**Data:**
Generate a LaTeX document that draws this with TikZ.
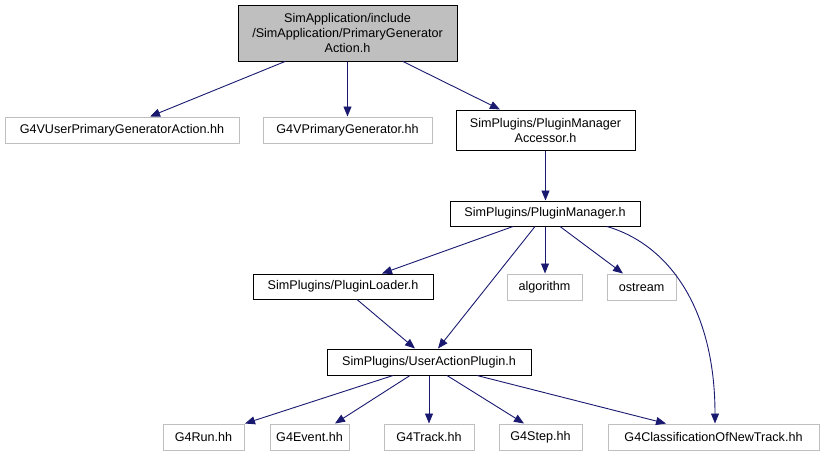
\documentclass[tikz,border=0pt]{standalone}
\usepackage{fontspec}
\setmainfont{Liberation Sans}
\usetikzlibrary{arrows.meta}
\definecolor{edgeblue}{HTML}{191970}
\definecolor{boxgray}{HTML}{BFBFBF}
\begin{document}
\begin{tikzpicture}[x=1pt,y=-1pt,
  font=\fontsize{12.6}{15}\selectfont,
  nb/.style={draw=black,line width=1pt,inner sep=0pt,minimum height=25pt,align=center},
  gb/.style={draw=boxgray,line width=1pt,inner sep=0pt,minimum height=26pt,align=center},
  dep/.style={draw=edgeblue,line width=0.9pt,-{Triangle[length=10pt,width=8pt]}}]
\useasboundingbox (0,0) rectangle (824,456);
\node[nb,fill=boxgray,minimum width=219pt,minimum height=56pt] (top) at (347.5,33)
  {SimApplication/include\\/SimApplication/PrimaryGenerator\\Action.h};
\node[gb,minimum width=234pt] (g4vuser) at (122,130) {G4VUserPrimaryGeneratorAction.hh};
\node[gb,minimum width=169pt] (g4vprim) at (347.5,130) {G4VPrimaryGenerator.hh};
\node[nb,minimum width=179pt,minimum height=40pt] (accessor) at (545.5,130) {SimPlugins/PluginManager\\Accessor.h};
\node[nb,minimum width=190pt] (manager) at (545,213.5) {SimPlugins/PluginManager.h};
\node[nb,minimum width=180pt] (loader) at (343,286.5) {SimPlugins/PluginLoader.h};
\node[gb,minimum width=75pt] (algorithm) at (544.5,287) {algorithm};
\node[gb,minimum width=69pt] (ostream) at (641.5,287) {ostream};
\node[nb,minimum width=204pt,minimum height=26pt] (useraction) at (429,362) {SimPlugins/UserActionPlugin.h};
\node[gb,minimum width=81pt] (g4run) at (203.5,437) {G4Run.hh};
\node[gb,minimum width=79pt] (g4event) at (309.5,437) {G4Event.hh};
\node[gb,minimum width=90pt] (g4track) at (429,437) {G4Track.hh};
\node[gb,minimum width=83pt] (g4step) at (540.5,437) {G4Step.hh};
\node[gb,minimum width=211pt] (g4class) at (713.5,437) {G4ClassificationOfNewTrack.hh};

\draw[dep] ([xshift=-62.5pt]top.south) -- ([xshift=28pt]g4vuser.north);
\draw[dep] (top.south) -- (g4vprim.north);
\draw[dep] ([xshift=55.5pt]top.south) -- ([xshift=-45.5pt]accessor.north);
\draw[dep] (accessor.south) -- (accessor.south |- manager.north);
\draw[dep] ([xshift=-32pt]manager.south) -- ([xshift=39pt]loader.north);
\draw[dep] ([xshift=-10pt]manager.south) -- ([xshift=9pt]useraction.north);
\draw[dep] (manager.south) -- (manager.south |- algorithm.north);
\draw[dep] ([xshift=15pt]manager.south) -- ([xshift=-18.5pt]ostream.north);
\draw[dep] ([xshift=62pt]manager.south) .. controls (670,245) and (715,310) .. ([xshift=1.5pt]g4class.north);
\draw[dep] ([xshift=14pt]loader.south) -- ([xshift=-14pt]useraction.north);
\draw[dep] ([xshift=-36pt]useraction.south) -- ([xshift=41.5pt]g4run.north);
\draw[dep] ([xshift=-19pt]useraction.south) -- ([xshift=25.5pt]g4event.north);
\draw[dep] (useraction.south) -- (g4track.north);
\draw[dep] ([xshift=18pt]useraction.south) -- ([xshift=-16.5pt]g4step.north);
\draw[dep] ([xshift=48pt]useraction.south) -- ([xshift=-47.5pt]g4class.north);
\end{tikzpicture}
\end{document}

**Aim:** The pictures should not be reproduced; quote all of the other material exactly.

**Worked solution:**
Generate a LaTeX document that draws this with TikZ.
\documentclass[tikz,border=0pt]{standalone}
\usepackage{fontspec}
\setmainfont{Liberation Sans}
\usetikzlibrary{arrows.meta}
\definecolor{edgeblue}{HTML}{191970}
\definecolor{boxgray}{HTML}{BFBFBF}
\begin{document}
\begin{tikzpicture}[x=1pt,y=-1pt,
  font=\fontsize{12.6}{15}\selectfont,
  nb/.style={draw=black,line width=1pt,inner sep=0pt,minimum height=25pt,align=center},
  gb/.style={draw=boxgray,line width=1pt,inner sep=0pt,minimum height=26pt,align=center},
  dep/.style={draw=edgeblue,line width=0.9pt,-{Triangle[length=10pt,width=8pt]}}]
\useasboundingbox (0,0) rectangle (824,456);
\node[nb,fill=boxgray,minimum width=219pt,minimum height=56pt] (top) at (347.5,33)
  {SimApplication/include\\/SimApplication/PrimaryGenerator\\Action.h};
\node[gb,minimum width=234pt] (g4vuser) at (122,130) {G4VUserPrimaryGeneratorAction.hh};
\node[gb,minimum width=169pt] (g4vprim) at (347.5,130) {G4VPrimaryGenerator.hh};
\node[nb,minimum width=179pt,minimum height=40pt] (accessor) at (545.5,130) {SimPlugins/PluginManager\\Accessor.h};
\node[nb,minimum width=190pt] (manager) at (545,213.5) {SimPlugins/PluginManager.h};
\node[nb,minimum width=180pt] (loader) at (343,286.5) {SimPlugins/PluginLoader.h};
\node[gb,minimum width=75pt] (algorithm) at (544.5,287) {algorithm};
\node[gb,minimum width=69pt] (ostream) at (641.5,287) {ostream};
\node[nb,minimum width=204pt,minimum height=26pt] (useraction) at (429,362) {SimPlugins/UserActionPlugin.h};
\node[gb,minimum width=81pt] (g4run) at (203.5,437) {G4Run.hh};
\node[gb,minimum width=79pt] (g4event) at (309.5,437) {G4Event.hh};
\node[gb,minimum width=90pt] (g4track) at (429,437) {G4Track.hh};
\node[gb,minimum width=83pt] (g4step) at (540.5,437) {G4Step.hh};
\node[gb,minimum width=211pt] (g4class) at (713.5,437) {G4ClassificationOfNewTrack.hh};

\draw[dep] ([xshift=-62.5pt]top.south) -- ([xshift=28pt]g4vuser.north);
\draw[dep] (top.south) -- (g4vprim.north);
\draw[dep] ([xshift=55.5pt]top.south) -- ([xshift=-45.5pt]accessor.north);
\draw[dep] (accessor.south) -- (accessor.south |- manager.north);
\draw[dep] ([xshift=-32pt]manager.south) -- ([xshift=39pt]loader.north);
\draw[dep] ([xshift=-10pt]manager.south) -- ([xshift=9pt]useraction.north);
\draw[dep] (manager.south) -- (manager.south |- algorithm.north);
\draw[dep] ([xshift=15pt]manager.south) -- ([xshift=-18.5pt]ostream.north);
\draw[dep] ([xshift=62pt]manager.south) .. controls (670,245) and (715,310) .. ([xshift=1.5pt]g4class.north);
\draw[dep] ([xshift=14pt]loader.south) -- ([xshift=-14pt]useraction.north);
\draw[dep] ([xshift=-36pt]useraction.south) -- ([xshift=41.5pt]g4run.north);
\draw[dep] ([xshift=-19pt]useraction.south) -- ([xshift=25.5pt]g4event.north);
\draw[dep] (useraction.south) -- (g4track.north);
\draw[dep] ([xshift=18pt]useraction.south) -- ([xshift=-16.5pt]g4step.north);
\draw[dep] ([xshift=48pt]useraction.south) -- ([xshift=-47.5pt]g4class.north);
\end{tikzpicture}
\end{document}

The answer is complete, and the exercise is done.